Turning An Unused Room Into An Artist Studio
An empty garage, an attic filled with throw-aways or a room filled with brick-backs; we all have at least one space at home that is not used for practical purposes. In this short post, we discover a simple method of converting this unused space into a studio for an artist. The example we have picked up here is of a garage like structure that was converted into a sewing shack.
- First, a balance of style was achieved by blending acid-stained concrete with metal light fixtures. A glass roll-up door was added that brought a homey feel to the rustic beams on the ceiling. To further enhance the vaulted tongue and groove style of the roof, homemade curtains were hanged.
- Whitewashing the walls an apple white and throwing varying shades of green on the windows, chairs, and tables brought warmth to the place.
- While placing the curtains, special attention was paid to hide any device that opened and closed the glass wall. To emphasize the industrial cum rustic feel, the hanging rod of the curtains was made with galvanized chain link and metal hardware.

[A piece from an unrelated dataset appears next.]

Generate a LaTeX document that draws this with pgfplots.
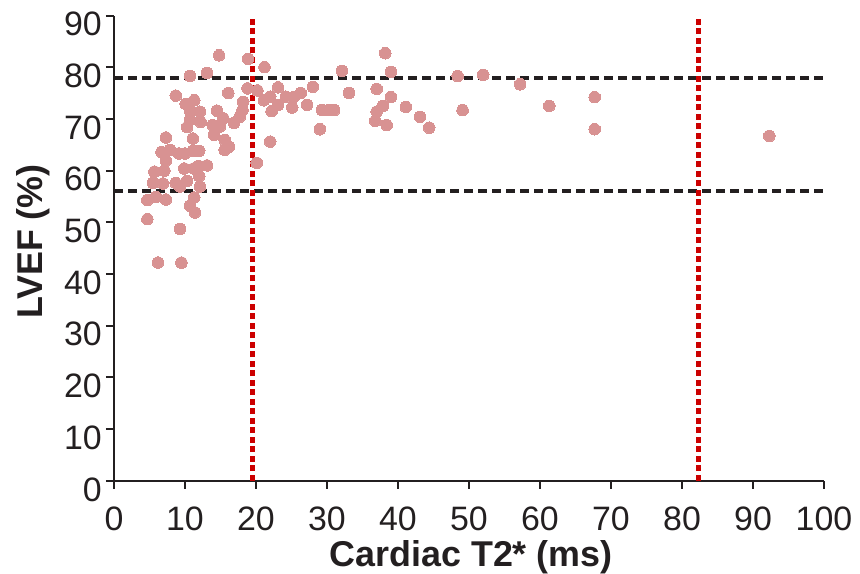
\documentclass[border=0pt]{standalone}
\usepackage{fontspec}
\setmainfont{Liberation Sans}
\usepackage{pgfplots}
\pgfplotsset{compat=1.18}
\definecolor{dotc}{RGB}{216,146,146}
\definecolor{redl}{RGB}{204,0,0}
\definecolor{txt}{RGB}{35,31,32}
\pgfplotstableread{
x y
14.8 82.3
18.9 81.6
21.2 80.0
13.1 78.9
10.7 78.3
8.7 74.5
16.1 75.0
18.8 75.9
20.2 75.5
10.1 72.9
11.3 73.6
18.2 73.3
21.1 73.6
10.7 71.6
12.1 71.4
14.5 71.6
18.1 71.7
10.7 69.8
12.2 69.4
15.4 70.1
17.7 70.4
10.3 68.4
13.9 68.8
14.9 68.5
16.9 69.2
14.1 66.9
11.1 66.2
7.3 66.4
15.6 65.9
16.2 64.6
15.6 64.0
22.0 65.6
6.7 63.6
7.9 64.0
9.1 63.3
10.0 63.3
11.1 63.8
12.0 63.8
7.3 61.9
20.1 61.5
5.7 59.8
7.1 60.0
9.9 60.4
11.2 60.4
11.9 60.9
13.1 61.0
5.5 57.6
6.9 57.5
8.7 57.6
9.3 56.9
10.3 58.0
12.0 58.9
12.1 56.9
4.7 54.3
5.9 54.9
7.3 54.4
11.3 54.8
10.7 53.2
11.4 51.9
4.7 50.6
9.3 48.7
6.2 42.2
9.5 42.2
38.2 82.7
32.1 79.3
39.0 79.1
48.4 78.3
23.1 76.1
28.0 76.2
37.0 75.8
33.1 75.0
26.3 75.0
39.0 74.2
22.0 74.3
24.2 74.3
25.3 74.2
23.1 72.7
22.2 71.5
25.1 72.2
27.2 72.7
29.3 71.7
30.2 71.7
31.0 71.7
29.0 68.0
37.9 72.5
37.0 71.4
41.1 72.3
36.8 69.6
38.4 68.8
43.1 70.4
44.4 68.3
52.0 78.5
57.2 76.7
49.1 71.7
61.3 72.5
67.7 74.2
67.7 68.0
92.3 66.7
}\pts
\begin{document}
\begin{tikzpicture}
\path[use as bounding box] (-114bp,-93.3bp) rectangle (746bp,480.7bp);
\begin{axis}[
  at={(0,0)}, anchor=south west,
  scale only axis, width=710bp, height=465.2bp,
  xmin=0, xmax=100, ymin=0, ymax=90,
  axis x line=bottom, axis y line=left,
  axis line style={-, line width=2.2bp, txt},
  xtick={0,10,...,100}, ytick={0,10,...,90},
  minor tick num=0,
  tick align=outside, major tick length=8bp,
  tick style={line width=2bp, txt},
  /pgf/number format/assume math mode=true,
  xticklabel style={font=\fontsize{34}{40}\selectfont, text=txt, anchor=north, inner sep=0pt, yshift=-18bp},
  yticklabel style={font=\fontsize{34}{40}\selectfont, text=txt, anchor=east, inner sep=0pt, xshift=-4bp, yshift=-8.7bp},
  xlabel={Cardiac T2* (ms)},
  ylabel={LVEF (\%)},
  xlabel style={font=\fontsize{36}{43}\selectfont\bfseries, text=txt, at={(axis description cs:0.503,0)}, anchor=base, yshift=-85.5bp, inner sep=0pt},
  ylabel style={font=\fontsize{36}{43}\selectfont\bfseries, text=txt, at={(axis description cs:-0.1,0.514)}, anchor=base, inner sep=0pt},
  clip=false,
]
\addplot[only marks, color=dotc, mark=*, mark size=5.8bp, mark options={draw=dotc, fill=dotc, line width=0pt}] table[x=x, y=y] {\pts};
\addplot[txt, line width=4bp, dash pattern=on 9bp off 5bp] coordinates {(0,78) (100,78)};
\addplot[txt, line width=4bp, dash pattern=on 9bp off 5bp] coordinates {(0,56) (100,56)};
\addplot[redl, line width=4.5bp, dash pattern=on 6bp off 3.5bp] coordinates {(19.5,0) (19.5,90)};
\addplot[redl, line width=4.5bp, dash pattern=on 6bp off 3.5bp] coordinates {(82.3,0) (82.3,90)};
\end{axis}
\end{tikzpicture}
\end{document}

- An old potting bench that had galvanized table top was converted into a cutting table. The table top was switched with a laminate cutting board. To make the ultimate use of space, the bench also works as a supply storage area and a project-holding area. For example, the first few tiers of the potting bench are appropriated for keeping gird shelves, sewing notions and a holder full of markers and pencils.
- Old metal buckets that were left lying around in the garage were converted into catch-alls. They store every knickknack possible because of their size and bring an artistic feel to the whole studio.